_Dataset content_:
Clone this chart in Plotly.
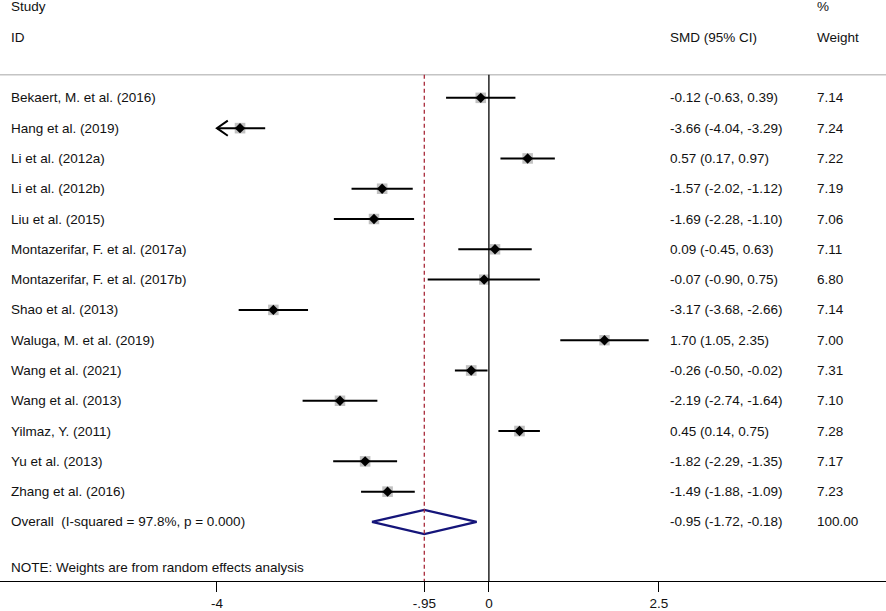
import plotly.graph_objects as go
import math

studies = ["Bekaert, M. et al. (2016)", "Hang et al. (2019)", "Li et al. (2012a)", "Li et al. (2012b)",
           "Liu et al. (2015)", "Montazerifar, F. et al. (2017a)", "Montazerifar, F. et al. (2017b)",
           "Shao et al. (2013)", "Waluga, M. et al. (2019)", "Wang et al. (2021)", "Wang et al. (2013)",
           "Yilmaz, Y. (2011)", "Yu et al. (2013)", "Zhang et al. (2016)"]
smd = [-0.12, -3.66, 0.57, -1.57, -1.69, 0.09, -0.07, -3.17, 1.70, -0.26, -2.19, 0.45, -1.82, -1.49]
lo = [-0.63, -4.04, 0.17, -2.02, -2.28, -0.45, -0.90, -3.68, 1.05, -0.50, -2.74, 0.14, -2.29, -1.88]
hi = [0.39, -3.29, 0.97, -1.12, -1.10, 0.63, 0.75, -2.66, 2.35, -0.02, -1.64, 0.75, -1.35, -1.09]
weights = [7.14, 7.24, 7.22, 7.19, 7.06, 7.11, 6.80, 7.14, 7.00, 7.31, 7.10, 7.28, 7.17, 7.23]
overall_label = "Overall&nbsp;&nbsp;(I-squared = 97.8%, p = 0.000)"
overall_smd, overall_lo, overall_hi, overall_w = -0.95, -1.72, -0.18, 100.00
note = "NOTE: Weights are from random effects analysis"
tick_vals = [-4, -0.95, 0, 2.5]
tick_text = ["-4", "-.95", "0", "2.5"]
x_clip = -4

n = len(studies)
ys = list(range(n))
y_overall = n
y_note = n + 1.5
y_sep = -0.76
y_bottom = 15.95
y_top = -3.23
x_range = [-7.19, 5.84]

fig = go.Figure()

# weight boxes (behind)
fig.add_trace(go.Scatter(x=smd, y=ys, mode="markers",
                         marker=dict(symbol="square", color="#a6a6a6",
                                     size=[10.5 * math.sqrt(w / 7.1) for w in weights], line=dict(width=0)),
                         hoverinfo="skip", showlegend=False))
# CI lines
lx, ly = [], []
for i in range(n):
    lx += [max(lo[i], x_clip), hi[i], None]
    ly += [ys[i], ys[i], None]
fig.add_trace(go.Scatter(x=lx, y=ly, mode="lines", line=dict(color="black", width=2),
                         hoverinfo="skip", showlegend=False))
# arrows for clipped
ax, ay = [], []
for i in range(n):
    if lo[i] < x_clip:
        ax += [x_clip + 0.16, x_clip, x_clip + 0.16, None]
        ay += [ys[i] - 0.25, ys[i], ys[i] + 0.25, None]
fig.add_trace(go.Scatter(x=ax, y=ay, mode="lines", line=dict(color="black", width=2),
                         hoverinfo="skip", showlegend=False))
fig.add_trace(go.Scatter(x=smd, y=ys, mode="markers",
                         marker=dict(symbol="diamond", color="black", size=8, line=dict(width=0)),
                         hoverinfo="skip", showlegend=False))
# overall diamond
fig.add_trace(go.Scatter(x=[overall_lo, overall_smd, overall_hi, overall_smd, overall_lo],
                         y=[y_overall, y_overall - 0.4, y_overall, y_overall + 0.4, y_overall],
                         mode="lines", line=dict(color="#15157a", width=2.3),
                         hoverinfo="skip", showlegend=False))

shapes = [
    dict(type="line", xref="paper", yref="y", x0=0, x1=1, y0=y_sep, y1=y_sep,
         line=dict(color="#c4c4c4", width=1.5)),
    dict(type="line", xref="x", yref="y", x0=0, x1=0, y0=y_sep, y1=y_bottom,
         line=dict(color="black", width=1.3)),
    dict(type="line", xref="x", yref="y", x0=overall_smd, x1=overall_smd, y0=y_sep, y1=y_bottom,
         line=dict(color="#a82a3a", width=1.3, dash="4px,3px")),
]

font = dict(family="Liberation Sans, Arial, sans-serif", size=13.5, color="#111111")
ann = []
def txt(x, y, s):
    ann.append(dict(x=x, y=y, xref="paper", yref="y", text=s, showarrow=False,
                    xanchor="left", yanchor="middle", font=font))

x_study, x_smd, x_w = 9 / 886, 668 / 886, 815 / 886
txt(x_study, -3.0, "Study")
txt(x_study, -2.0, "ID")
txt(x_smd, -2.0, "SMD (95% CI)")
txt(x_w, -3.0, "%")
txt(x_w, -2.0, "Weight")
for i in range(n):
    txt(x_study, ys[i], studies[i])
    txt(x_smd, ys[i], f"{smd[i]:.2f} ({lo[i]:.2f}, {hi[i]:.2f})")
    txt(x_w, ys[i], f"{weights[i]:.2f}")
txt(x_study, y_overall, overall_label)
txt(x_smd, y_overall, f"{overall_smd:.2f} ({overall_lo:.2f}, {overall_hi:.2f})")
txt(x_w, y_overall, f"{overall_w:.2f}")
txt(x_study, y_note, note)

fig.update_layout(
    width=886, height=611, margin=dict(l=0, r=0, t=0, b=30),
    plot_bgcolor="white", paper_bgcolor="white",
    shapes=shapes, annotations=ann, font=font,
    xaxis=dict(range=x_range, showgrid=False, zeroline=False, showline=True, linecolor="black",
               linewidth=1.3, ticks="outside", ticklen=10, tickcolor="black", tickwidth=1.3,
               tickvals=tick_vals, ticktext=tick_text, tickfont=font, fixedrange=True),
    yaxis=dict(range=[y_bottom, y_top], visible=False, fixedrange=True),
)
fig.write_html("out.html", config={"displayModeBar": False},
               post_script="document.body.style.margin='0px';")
--
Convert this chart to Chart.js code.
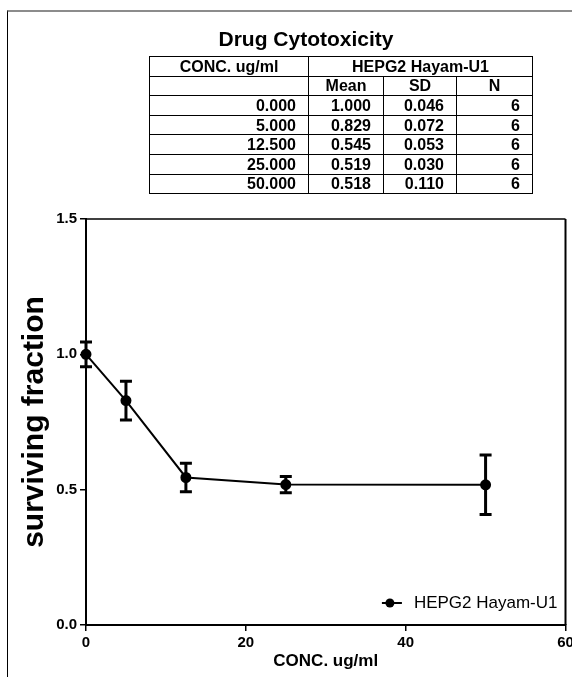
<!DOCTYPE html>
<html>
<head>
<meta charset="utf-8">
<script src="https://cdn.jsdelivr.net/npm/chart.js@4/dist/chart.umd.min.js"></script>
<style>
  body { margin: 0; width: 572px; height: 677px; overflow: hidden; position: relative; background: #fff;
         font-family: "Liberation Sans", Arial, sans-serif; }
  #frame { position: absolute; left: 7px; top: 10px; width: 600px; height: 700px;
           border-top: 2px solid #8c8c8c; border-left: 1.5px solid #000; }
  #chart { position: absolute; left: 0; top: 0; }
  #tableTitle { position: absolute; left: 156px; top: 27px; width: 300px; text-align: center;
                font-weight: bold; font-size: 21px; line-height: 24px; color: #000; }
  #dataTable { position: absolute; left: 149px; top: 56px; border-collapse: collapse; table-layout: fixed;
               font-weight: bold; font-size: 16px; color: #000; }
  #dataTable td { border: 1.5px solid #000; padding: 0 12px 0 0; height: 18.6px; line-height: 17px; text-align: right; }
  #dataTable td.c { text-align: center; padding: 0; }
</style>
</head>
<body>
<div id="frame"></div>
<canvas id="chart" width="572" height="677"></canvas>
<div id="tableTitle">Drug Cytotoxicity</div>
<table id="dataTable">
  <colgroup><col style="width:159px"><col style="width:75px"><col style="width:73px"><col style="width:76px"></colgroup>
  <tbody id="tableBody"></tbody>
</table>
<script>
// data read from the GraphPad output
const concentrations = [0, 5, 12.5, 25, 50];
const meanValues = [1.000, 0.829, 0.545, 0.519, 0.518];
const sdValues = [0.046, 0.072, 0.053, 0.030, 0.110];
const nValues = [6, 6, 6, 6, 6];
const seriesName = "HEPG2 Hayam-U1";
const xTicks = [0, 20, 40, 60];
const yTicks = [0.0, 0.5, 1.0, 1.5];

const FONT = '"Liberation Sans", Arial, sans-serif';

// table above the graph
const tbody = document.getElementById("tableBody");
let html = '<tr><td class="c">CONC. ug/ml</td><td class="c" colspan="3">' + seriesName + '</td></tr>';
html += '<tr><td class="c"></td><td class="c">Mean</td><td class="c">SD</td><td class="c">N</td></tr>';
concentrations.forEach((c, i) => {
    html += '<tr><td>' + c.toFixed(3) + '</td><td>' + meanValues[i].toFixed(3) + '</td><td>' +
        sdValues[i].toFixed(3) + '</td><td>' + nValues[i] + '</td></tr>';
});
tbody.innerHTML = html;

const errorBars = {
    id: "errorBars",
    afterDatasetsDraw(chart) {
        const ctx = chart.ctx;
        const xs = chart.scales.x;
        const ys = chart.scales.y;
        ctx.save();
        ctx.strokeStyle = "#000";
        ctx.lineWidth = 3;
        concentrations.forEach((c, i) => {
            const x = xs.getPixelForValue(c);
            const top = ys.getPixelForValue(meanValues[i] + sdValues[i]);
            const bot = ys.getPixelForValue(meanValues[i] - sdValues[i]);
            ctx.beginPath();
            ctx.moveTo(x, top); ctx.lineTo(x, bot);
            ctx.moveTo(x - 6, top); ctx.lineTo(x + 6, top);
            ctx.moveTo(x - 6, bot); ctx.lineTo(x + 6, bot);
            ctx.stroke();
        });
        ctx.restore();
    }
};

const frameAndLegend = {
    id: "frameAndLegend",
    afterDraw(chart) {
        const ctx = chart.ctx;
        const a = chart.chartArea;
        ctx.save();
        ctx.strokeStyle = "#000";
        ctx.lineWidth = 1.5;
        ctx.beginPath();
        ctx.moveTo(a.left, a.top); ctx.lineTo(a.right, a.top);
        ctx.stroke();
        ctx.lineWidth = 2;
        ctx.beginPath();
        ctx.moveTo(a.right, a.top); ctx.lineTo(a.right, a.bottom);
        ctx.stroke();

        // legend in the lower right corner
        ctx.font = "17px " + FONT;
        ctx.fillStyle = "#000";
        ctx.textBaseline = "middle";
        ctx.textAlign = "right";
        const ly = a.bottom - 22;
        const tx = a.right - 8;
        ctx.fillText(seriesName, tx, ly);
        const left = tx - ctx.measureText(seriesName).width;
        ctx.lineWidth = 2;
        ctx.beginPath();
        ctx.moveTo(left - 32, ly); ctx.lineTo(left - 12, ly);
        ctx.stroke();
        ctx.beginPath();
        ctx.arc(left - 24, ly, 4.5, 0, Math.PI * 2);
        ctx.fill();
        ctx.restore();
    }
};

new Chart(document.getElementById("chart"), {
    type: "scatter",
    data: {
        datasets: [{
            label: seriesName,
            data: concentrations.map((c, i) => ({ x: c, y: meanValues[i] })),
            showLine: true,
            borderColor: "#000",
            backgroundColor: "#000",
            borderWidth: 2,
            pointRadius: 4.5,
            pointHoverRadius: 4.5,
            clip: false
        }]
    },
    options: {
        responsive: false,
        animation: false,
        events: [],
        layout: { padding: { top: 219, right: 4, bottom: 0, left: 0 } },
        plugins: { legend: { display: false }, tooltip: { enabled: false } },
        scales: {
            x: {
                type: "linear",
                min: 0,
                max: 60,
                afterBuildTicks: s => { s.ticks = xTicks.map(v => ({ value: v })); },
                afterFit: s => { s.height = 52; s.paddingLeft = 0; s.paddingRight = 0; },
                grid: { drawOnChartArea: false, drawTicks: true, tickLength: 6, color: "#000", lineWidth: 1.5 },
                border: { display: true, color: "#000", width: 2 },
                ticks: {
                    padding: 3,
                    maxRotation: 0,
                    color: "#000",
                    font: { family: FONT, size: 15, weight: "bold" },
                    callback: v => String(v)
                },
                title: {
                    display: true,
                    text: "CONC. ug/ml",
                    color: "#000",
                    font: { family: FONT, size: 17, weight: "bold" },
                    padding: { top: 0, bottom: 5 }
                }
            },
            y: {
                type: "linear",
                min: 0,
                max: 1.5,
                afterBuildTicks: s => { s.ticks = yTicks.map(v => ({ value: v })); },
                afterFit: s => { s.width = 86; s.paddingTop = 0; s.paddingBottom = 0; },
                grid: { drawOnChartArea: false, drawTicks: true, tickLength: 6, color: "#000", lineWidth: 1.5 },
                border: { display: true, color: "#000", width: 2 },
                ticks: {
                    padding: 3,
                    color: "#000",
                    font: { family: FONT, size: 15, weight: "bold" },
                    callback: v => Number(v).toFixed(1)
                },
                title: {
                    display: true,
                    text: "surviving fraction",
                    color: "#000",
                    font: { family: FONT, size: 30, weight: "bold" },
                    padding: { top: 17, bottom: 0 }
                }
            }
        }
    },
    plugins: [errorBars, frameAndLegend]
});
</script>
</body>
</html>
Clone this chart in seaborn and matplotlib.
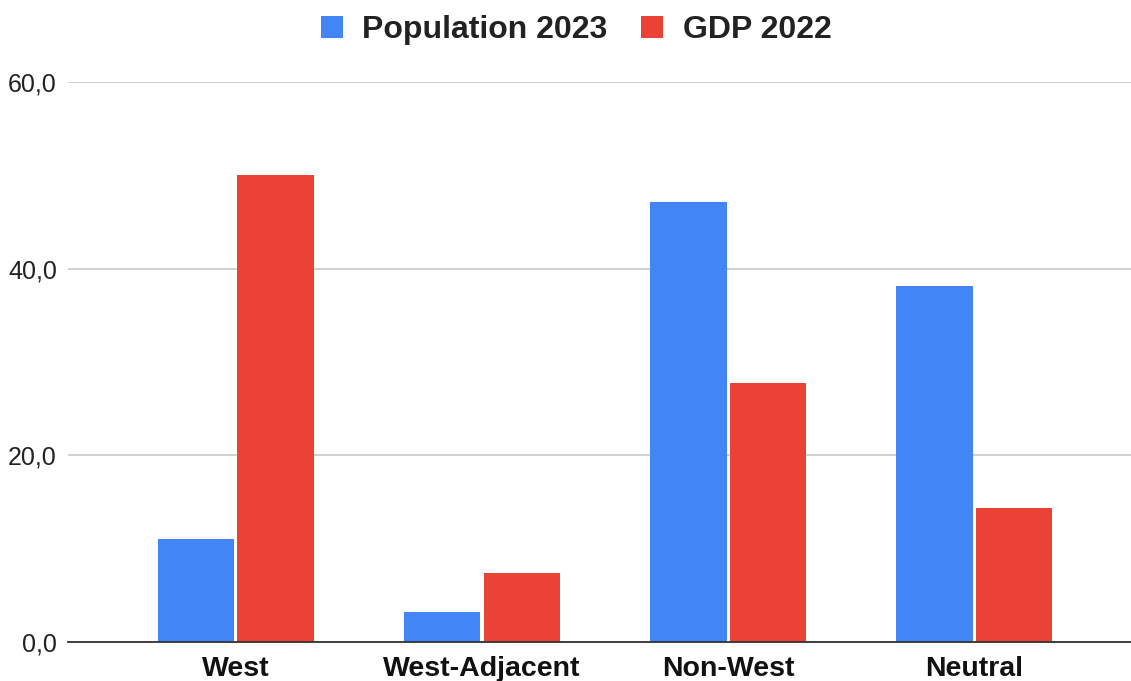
--
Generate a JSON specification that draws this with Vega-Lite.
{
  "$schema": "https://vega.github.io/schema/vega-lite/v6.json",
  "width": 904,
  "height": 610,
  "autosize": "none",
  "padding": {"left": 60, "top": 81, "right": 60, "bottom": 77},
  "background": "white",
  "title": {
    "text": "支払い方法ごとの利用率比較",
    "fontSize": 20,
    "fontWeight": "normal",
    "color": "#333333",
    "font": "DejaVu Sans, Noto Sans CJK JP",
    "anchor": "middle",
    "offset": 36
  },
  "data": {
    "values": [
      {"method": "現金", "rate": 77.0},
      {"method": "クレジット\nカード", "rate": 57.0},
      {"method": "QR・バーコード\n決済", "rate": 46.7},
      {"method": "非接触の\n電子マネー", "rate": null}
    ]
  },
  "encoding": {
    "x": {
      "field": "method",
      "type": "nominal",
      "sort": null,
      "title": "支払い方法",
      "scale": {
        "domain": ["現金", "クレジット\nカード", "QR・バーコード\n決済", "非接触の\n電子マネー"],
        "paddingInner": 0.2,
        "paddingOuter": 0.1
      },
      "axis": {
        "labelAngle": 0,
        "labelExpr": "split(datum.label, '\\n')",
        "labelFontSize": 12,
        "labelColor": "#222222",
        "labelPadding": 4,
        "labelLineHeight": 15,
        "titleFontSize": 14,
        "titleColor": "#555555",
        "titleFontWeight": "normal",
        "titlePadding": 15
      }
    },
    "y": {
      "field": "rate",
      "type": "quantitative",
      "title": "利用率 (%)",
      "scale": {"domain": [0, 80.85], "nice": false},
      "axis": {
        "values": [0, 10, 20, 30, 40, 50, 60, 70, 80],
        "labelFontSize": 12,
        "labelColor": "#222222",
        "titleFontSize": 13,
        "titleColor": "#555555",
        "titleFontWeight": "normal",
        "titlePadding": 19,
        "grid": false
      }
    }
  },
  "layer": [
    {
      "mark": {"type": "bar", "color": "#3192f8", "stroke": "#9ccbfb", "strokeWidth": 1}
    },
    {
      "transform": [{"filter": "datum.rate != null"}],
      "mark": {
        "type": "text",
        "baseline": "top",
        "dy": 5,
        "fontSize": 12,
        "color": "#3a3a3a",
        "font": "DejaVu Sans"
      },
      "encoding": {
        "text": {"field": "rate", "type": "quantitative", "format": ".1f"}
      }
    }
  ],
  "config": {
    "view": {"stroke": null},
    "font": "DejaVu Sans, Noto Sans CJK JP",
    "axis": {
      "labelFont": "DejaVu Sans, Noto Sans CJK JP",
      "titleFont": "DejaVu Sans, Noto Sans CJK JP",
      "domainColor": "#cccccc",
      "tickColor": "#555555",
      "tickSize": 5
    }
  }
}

_Written request_: Pictures are excluded. Repeat exactly the lines from the one containing "Clone this chart in Plotly." to the one containing "import math", inclusive.

_Task solution_:
Clone this chart in Plotly.
import plotly.graph_objects as go
import math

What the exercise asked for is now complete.